Can I process a CSV (Comma Separated Value) file with tawk?

The input field separator can be changed with the -F option. To process a CSV file, run tawk as follows: tawk -F ',' 'program' file.csv

Can I produce a CSV (Comma Separated Value) file from tawk?

The output field separator (OFS) can be changed with the -v OFS='char' option. To produce a CSV file, run tawk as follows: tawk -v OFS=',' 'program' file.txt

Can I write my tawk programs in a file instead of the command line?

Yes, copy the program (without the single quotes) in a file, e.g., prog.txt and run it as follows: tawk -f prog.txt file.txt

Can I still use column names if I pipe data into tawk?

Yes, you can specify a file containing the column names with the -I option as follows: cat file.txt | tawk -I colnames.txt 'program'

Can I use tawk if the row with the column names does not start with a special character?

Yes, you can specify the empty character with -s "". Refer to -s Option for more details.

I get a list of syntax errors from gawk… what is the problem?

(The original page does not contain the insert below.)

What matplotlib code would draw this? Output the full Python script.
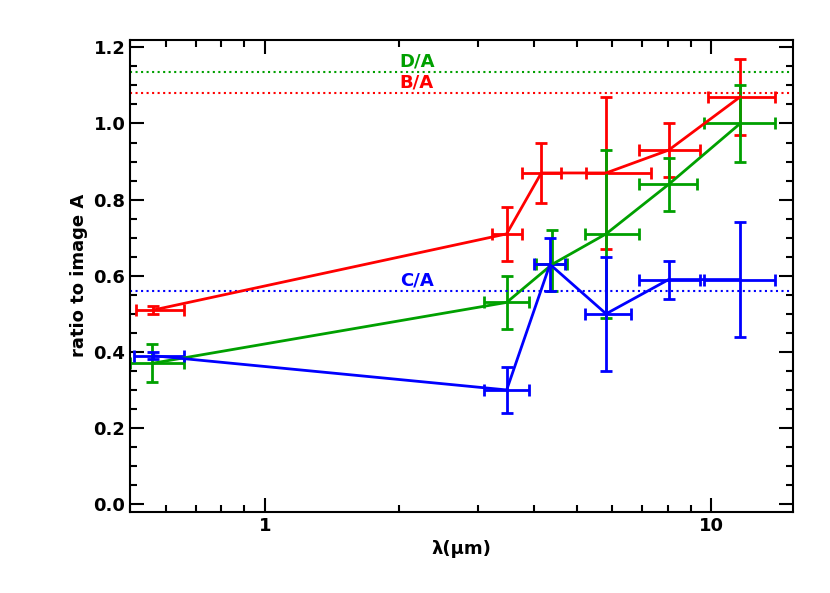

The name of the columns is used to create variable names. If it contains forbidden characters, then an error similar to the following is reported:

gawk: /tmp/fileBndhdf:3: col-name = 3
gawk: /tmp/fileBndhdf:3:
^ syntax error

Although tawk will try to replace forbidden characters with underscore, the best practice is to use only alphanumeric characters (A-Z, a-z, 0-9) and underscore as column names. Note that a column name MUST NOT start with a number.

Tawk cannot find the column names… what is the problem?

First, make sure the comment char (-s option) is correctly set for your file (the default is "%"). Second, make sure the column names do not contain forbidden characters, i.e., use only alphanumeric and underscore and do not start with a number. If the row with column names is not the last one to start with the separator character, then specify the line number (NR) as follows: -s '#NR==3' or -s '%NR==2'. Refer to -s Option for more details.

How to make tawk faster?

Tawk tries to validate the column names by ensuring that no column names is equal to a function name and that all column names used in the program exist. This verification process is quite slow and can easily by disabled by using the -t option.